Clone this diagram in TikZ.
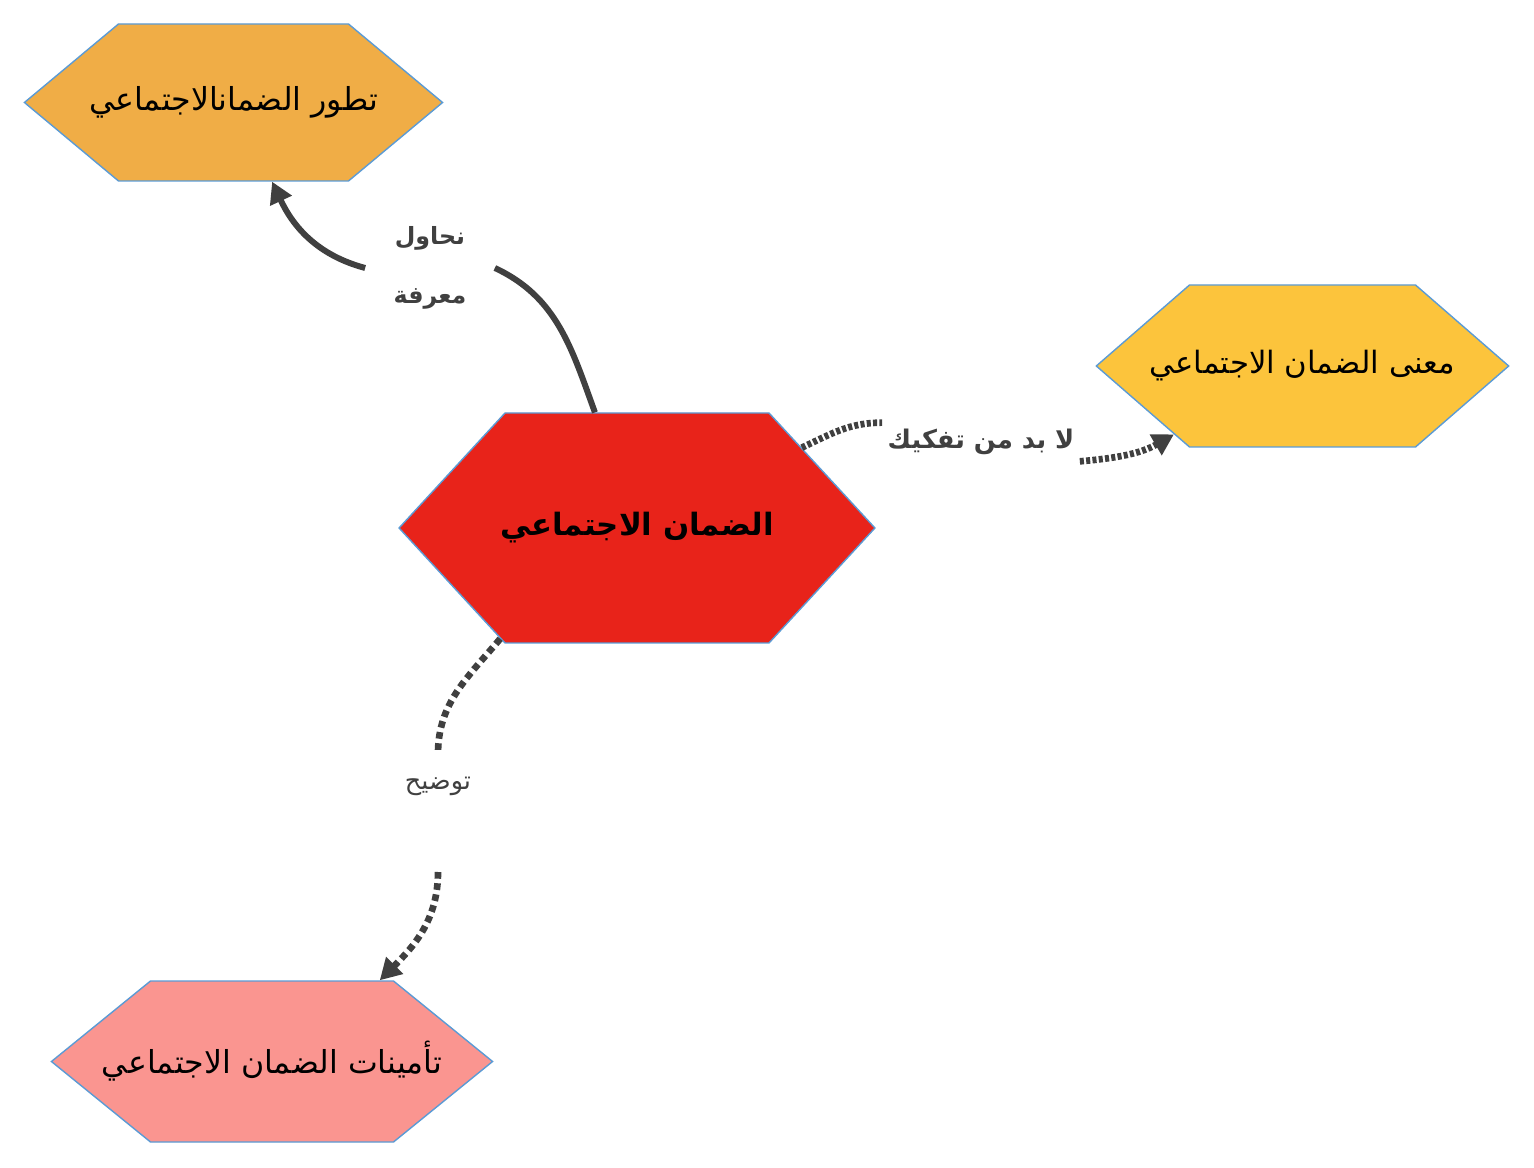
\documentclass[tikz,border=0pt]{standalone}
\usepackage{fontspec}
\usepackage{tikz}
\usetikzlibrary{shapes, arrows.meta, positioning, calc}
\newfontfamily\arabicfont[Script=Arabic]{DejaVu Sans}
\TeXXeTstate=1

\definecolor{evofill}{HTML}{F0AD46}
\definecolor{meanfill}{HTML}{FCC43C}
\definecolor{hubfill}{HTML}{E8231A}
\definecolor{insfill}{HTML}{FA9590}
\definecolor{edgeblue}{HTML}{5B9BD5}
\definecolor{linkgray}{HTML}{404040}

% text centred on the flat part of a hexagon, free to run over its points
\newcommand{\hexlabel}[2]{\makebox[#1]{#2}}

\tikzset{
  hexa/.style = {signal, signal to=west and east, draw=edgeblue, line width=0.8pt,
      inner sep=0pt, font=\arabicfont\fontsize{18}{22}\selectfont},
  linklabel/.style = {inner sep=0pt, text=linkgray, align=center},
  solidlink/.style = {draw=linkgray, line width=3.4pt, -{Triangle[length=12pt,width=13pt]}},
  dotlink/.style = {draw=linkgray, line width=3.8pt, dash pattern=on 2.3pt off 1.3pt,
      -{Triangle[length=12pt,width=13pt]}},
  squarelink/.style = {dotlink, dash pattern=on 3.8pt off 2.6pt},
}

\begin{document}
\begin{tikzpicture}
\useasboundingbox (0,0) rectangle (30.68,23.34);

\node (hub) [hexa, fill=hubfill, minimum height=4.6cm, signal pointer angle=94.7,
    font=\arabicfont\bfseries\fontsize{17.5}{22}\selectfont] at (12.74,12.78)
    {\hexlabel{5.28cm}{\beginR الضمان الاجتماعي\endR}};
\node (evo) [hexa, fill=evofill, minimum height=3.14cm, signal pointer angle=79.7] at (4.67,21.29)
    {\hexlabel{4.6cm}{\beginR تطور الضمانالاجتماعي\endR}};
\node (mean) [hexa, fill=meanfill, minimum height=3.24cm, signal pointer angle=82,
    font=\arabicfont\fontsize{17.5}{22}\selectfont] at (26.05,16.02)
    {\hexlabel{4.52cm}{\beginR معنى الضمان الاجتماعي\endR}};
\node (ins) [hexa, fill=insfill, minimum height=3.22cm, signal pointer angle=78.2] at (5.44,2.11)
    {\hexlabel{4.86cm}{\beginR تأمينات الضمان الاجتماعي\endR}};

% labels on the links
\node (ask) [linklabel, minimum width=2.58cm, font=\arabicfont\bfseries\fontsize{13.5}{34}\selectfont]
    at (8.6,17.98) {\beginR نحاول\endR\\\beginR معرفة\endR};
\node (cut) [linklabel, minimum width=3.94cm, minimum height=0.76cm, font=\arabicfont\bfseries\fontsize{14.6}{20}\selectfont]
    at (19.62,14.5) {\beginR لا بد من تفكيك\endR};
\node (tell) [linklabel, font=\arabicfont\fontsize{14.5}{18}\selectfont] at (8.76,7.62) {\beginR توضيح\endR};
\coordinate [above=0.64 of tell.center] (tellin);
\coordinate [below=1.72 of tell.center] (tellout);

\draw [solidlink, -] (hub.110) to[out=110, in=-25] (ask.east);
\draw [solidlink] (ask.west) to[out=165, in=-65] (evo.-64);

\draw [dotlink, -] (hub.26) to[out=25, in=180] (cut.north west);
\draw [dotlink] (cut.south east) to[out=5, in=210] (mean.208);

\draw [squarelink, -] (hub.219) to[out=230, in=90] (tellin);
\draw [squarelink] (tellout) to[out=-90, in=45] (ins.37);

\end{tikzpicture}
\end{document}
------
EXERCISE DIRECTIONS: Set the listing down in full and exactly. Pictures within it should not appear in the copy.

TASK RESULT:
Clone this diagram in TikZ.
\documentclass[tikz,border=0pt]{standalone}
\usepackage{fontspec}
\usepackage{tikz}
\usetikzlibrary{shapes, arrows.meta, positioning, calc}
\newfontfamily\arabicfont[Script=Arabic]{DejaVu Sans}
\TeXXeTstate=1

\definecolor{evofill}{HTML}{F0AD46}
\definecolor{meanfill}{HTML}{FCC43C}
\definecolor{hubfill}{HTML}{E8231A}
\definecolor{insfill}{HTML}{FA9590}
\definecolor{edgeblue}{HTML}{5B9BD5}
\definecolor{linkgray}{HTML}{404040}

% text centred on the flat part of a hexagon, free to run over its points
\newcommand{\hexlabel}[2]{\makebox[#1]{#2}}

\tikzset{
  hexa/.style = {signal, signal to=west and east, draw=edgeblue, line width=0.8pt,
      inner sep=0pt, font=\arabicfont\fontsize{18}{22}\selectfont},
  linklabel/.style = {inner sep=0pt, text=linkgray, align=center},
  solidlink/.style = {draw=linkgray, line width=3.4pt, -{Triangle[length=12pt,width=13pt]}},
  dotlink/.style = {draw=linkgray, line width=3.8pt, dash pattern=on 2.3pt off 1.3pt,
      -{Triangle[length=12pt,width=13pt]}},
  squarelink/.style = {dotlink, dash pattern=on 3.8pt off 2.6pt},
}

\begin{document}
\begin{tikzpicture}
\useasboundingbox (0,0) rectangle (30.68,23.34);

\node (hub) [hexa, fill=hubfill, minimum height=4.6cm, signal pointer angle=94.7,
    font=\arabicfont\bfseries\fontsize{17.5}{22}\selectfont] at (12.74,12.78)
    {\hexlabel{5.28cm}{\beginR الضمان الاجتماعي\endR}};
\node (evo) [hexa, fill=evofill, minimum height=3.14cm, signal pointer angle=79.7] at (4.67,21.29)
    {\hexlabel{4.6cm}{\beginR تطور الضمانالاجتماعي\endR}};
\node (mean) [hexa, fill=meanfill, minimum height=3.24cm, signal pointer angle=82,
    font=\arabicfont\fontsize{17.5}{22}\selectfont] at (26.05,16.02)
    {\hexlabel{4.52cm}{\beginR معنى الضمان الاجتماعي\endR}};
\node (ins) [hexa, fill=insfill, minimum height=3.22cm, signal pointer angle=78.2] at (5.44,2.11)
    {\hexlabel{4.86cm}{\beginR تأمينات الضمان الاجتماعي\endR}};

% labels on the links
\node (ask) [linklabel, minimum width=2.58cm, font=\arabicfont\bfseries\fontsize{13.5}{34}\selectfont]
    at (8.6,17.98) {\beginR نحاول\endR\\\beginR معرفة\endR};
\node (cut) [linklabel, minimum width=3.94cm, minimum height=0.76cm, font=\arabicfont\bfseries\fontsize{14.6}{20}\selectfont]
    at (19.62,14.5) {\beginR لا بد من تفكيك\endR};
\node (tell) [linklabel, font=\arabicfont\fontsize{14.5}{18}\selectfont] at (8.76,7.62) {\beginR توضيح\endR};
\coordinate [above=0.64 of tell.center] (tellin);
\coordinate [below=1.72 of tell.center] (tellout);

\draw [solidlink, -] (hub.110) to[out=110, in=-25] (ask.east);
\draw [solidlink] (ask.west) to[out=165, in=-65] (evo.-64);

\draw [dotlink, -] (hub.26) to[out=25, in=180] (cut.north west);
\draw [dotlink] (cut.south east) to[out=5, in=210] (mean.208);

\draw [squarelink, -] (hub.219) to[out=230, in=90] (tellin);
\draw [squarelink] (tellout) to[out=-90, in=45] (ins.37);

\end{tikzpicture}
\end{document}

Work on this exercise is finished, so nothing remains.